Ora, se veramente si continuerà a rispettare il “cessate il fuoco”, voluto proprio dall’Onu, la Conferenza sulla Libia che l’Italia intende ospitare in autunno sarà ancora più importante, perché il tema prioritario sarà “la sicurezza, pre-condizione per lo svolgimento delle elezioni, obiettivo cardine del piano delle Nazioni Unite”, come ha ribadito la Farnesina. Restano sullo sfondo, alimentate dai vicepremier Di Maio e Salvini, le polemiche con la Francia. Il Quai d’Orsay, peraltro, sottolinea che i suoi sforzi «non sono rivolti contro nessuno, e certamente non contro l’Italia, di cui sosteniamo l’iniziativa di organizzare una nuova conferenza su questo dossier importante per i due Paesi».

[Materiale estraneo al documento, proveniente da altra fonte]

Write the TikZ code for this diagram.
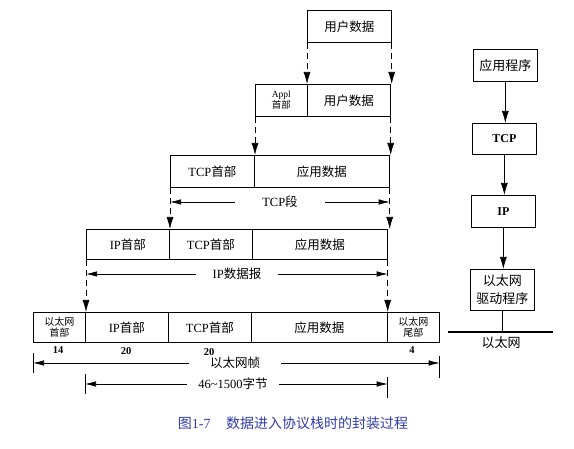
\documentclass[tikz,border=0pt]{standalone}
\usepackage{fontspec}
\setmainfont{Liberation Serif}
\newfontfamily\cjk{Noto Sans CJK SC}
\newcommand\zh[1]{{\cjk #1}}
\usetikzlibrary{arrows.meta}
\definecolor{capblue}{RGB}{50,60,170}
\begin{document}
\begin{tikzpicture}[x=1pt,y=-1pt,
  box/.style={draw, line width=0.7pt, anchor=north west, inner sep=0pt, align=center,
              font=\fontsize{12.5}{14}\selectfont},
  smallbox/.style={box, font=\cjk\fontsize{10}{11.5}\selectfont},
  dasharr/.style={line width=0.7pt, dash pattern=on 6pt off 4pt, -{Latex[length=12pt,width=7pt]}},
  dimarr/.style={line width=0.6pt, -{Latex[length=11pt,width=5.5pt]}},
  solarr/.style={line width=0.7pt, -{Latex[length=12pt,width=7pt]}},
  tickline/.style={line width=0.6pt},
  lbl/.style={font=\fontsize{12.5}{14}\selectfont, inner ysep=0pt},
  num/.style={font=\bfseries\fontsize{10.5}{12}\selectfont, inner sep=0pt},
]
\useasboundingbox (0,0) rectangle (574,449);

% Row 1
\node[box, minimum width=84pt, minimum height=32pt] (r1) at (307,10) {\zh{用户数据}};
% Row 2
\node[box, minimum width=52pt, minimum height=32pt, font=\fontsize{9.5}{9.5}\selectfont] (r2a) at (255,84) {Appl\\\zh{首部}};
\node[box, minimum width=83pt, minimum height=32pt] (r2b) at (307,84) {\zh{用户数据}};
% Row 3
\node[box, minimum width=84pt, minimum height=32pt] (r3a) at (170,155) {TCP\zh{首部}};
\node[box, minimum width=135pt, minimum height=32pt] (r3b) at (254,155) {\zh{应用数据}};
% Row 4
\node[box, minimum width=83pt, minimum height=30pt] (r4a) at (86,229) {IP\zh{首部}};
\node[box, minimum width=83pt, minimum height=30pt] (r4b) at (169,229) {TCP\zh{首部}};
\node[box, minimum width=135pt, minimum height=30pt] (r4c) at (252,229) {\zh{应用数据}};
% Row 5
\node[smallbox, minimum width=52pt, minimum height=30pt] (r5a) at (33,312) {以太网\\首部};
\node[box, minimum width=83pt, minimum height=30pt] (r5b) at (85,312) {IP\zh{首部}};
\node[box, minimum width=83pt, minimum height=30pt] (r5c) at (168,312) {TCP\zh{首部}};
\node[box, minimum width=136pt, minimum height=30pt] (r5d) at (251,312) {\zh{应用数据}};
\node[smallbox, minimum width=52pt, minimum height=30pt] (r5e) at (387,312) {以太网\\尾部};

% dashed arrows
\draw[dasharr] (r1.south west) -- (r2b.north west);
\draw[dasharr] (r1.south east) -- (r1.south east |- r2b.north);
\draw[dasharr] (r2a.south west) -- (r2a.south west |- r3a.north);
\draw[dasharr] (r2b.south east) -- (r2b.south east |- r3b.north);
\draw[dasharr] (r3a.south west) -- (r3a.south west |- r4a.north);
\draw[dasharr] (r3b.south east) -- (r3b.south east |- r4c.north);
\draw[dasharr] (r4a.south west) -- (r4a.south west |- r5a.north);
\draw[dasharr] (r4c.south east) -- (r4c.south east |- r5d.north);

% dimension labels
\node[lbl, inner xsep=27pt] (tcpseg) at (280,202) {TCP\zh{段}};
\draw[dimarr] (tcpseg.west) -- (r3a.south west |- tcpseg.west);
\draw[dimarr] (tcpseg.east) -- (r3b.south east |- tcpseg.east);

\node[lbl, inner xsep=16pt] (ipdg) at (237,274) {IP\zh{数据报}};
\draw[dimarr] (ipdg.west) -- (r4a.south west |- ipdg.west);
\draw[dimarr] (ipdg.east) -- (r4c.south east |- ipdg.east);

\node[lbl, inner xsep=21pt] (frame) at (235,363) {\zh{以太网帧}};
\draw[dimarr] (frame.west) -- (r5a.south west |- frame.west);
\draw[dimarr] (frame.east) -- (r5e.south east |- frame.east);
\draw[tickline] (r5a.south west |- 0,353) -- (r5a.south west |- 0,373);
\draw[tickline] (r5e.south east |- 0,356) -- (r5e.south east |- 0,378);

\node[lbl, inner xsep=11pt] (payload) at (233,384) {46\textasciitilde1500\zh{字节}};
\draw[dimarr] (payload.west) -- (r5b.south west |- payload.west);
\draw[dimarr] (payload.east) -- (r5d.south east |- payload.east);
\draw[tickline] (r5b.south west |- 0,374) -- (r5b.south west |- 0,394);
\draw[tickline] (r5d.south east |- 0,377) -- (r5d.south east |- 0,398);

% sizes
\node[num] (n14) at (58,350) {14};
\node[num] (n20a) at (126,351) {20};
\node[num] (n20b) at (209,352) {20};
\node[num] (n4) at (412,350) {4};

% right stack
\node[box, minimum width=64pt, minimum height=32pt, font=\cjk\fontsize{13}{15}\selectfont] (app) at (473,49) {应用程序};
\node[box, minimum width=64pt, minimum height=31pt, font=\bfseries\fontsize{12}{14}\selectfont] (tcp) at (472,123) {TCP};
\node[box, minimum width=64pt, minimum height=32pt, font=\bfseries\fontsize{12}{14}\selectfont] (ip) at (471,195) {IP};
\node[box, minimum width=64pt, minimum height=41pt, font=\cjk\fontsize{13}{18}\selectfont] (drv) at (470,269) {以太网\\驱动程序};
\draw[solarr] (app.south) -- (app.south |- tcp.north);
\draw[solarr] (tcp.south) -- (tcp.south |- ip.north);
\draw[solarr] (ip.south) -- (ip.south |- drv.north);
\coordinate (ethL) at (448,332);
\coordinate (ethR) at (553,332);
\draw[line width=2.6pt] (ethL) -- (ethR);
\draw[line width=0.7pt] (drv.south) -- (drv.south |- ethL);
\node[font=\cjk\fontsize{13}{15}\selectfont, inner sep=0pt] (ethlbl) at (501,343) {以太网};

% caption
\node[text=capblue, font=\fontsize{14}{16}\selectfont, inner sep=0pt] (cap) at (293,423)
  {\zh{图}1-7\hspace{1.1em}\zh{数据进入协议栈时的封装过程}};
\end{tikzpicture}
\end{document}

Stessa politica a Bruxelles. Come ha scritto su twitter il presidente dell’Eurocamera, Antonio Tajani, «Il Parlamento europeo deve far sentire la sua voce sulla crisi in Libia nella prossima plenaria (che inizia il 10 settembre a Strasburgo, ndr). Solo agendo uniti possiamo lavorare per la pace e la stabilità. Gli Stati membri devono smettere di promuovere le proprie agende nazionali, danneggiando tutti i cittadini europei». L’Alto rappresentante dell’Ue per la politica estera e di sicurezza, Federica Mogherini, nel colloquio di lunedì pomeriggio con Ghassan Salameh, ha ribadito in modo chiaro il pieno sostegno europeo, concordato con gli Stati membri, al lavoro del diplomatico libanese per portare a una soluzione della crisi in Libia. «Riteniamo» ha dichiarato la portavoce Ue Maja Kocijančić rispondendo a precise domande dei giornalisti nel quotidiano incontro con la stampa a Bruxelles «che solo un processo politico possa portare a una soluzione stabile della crisi in Libia».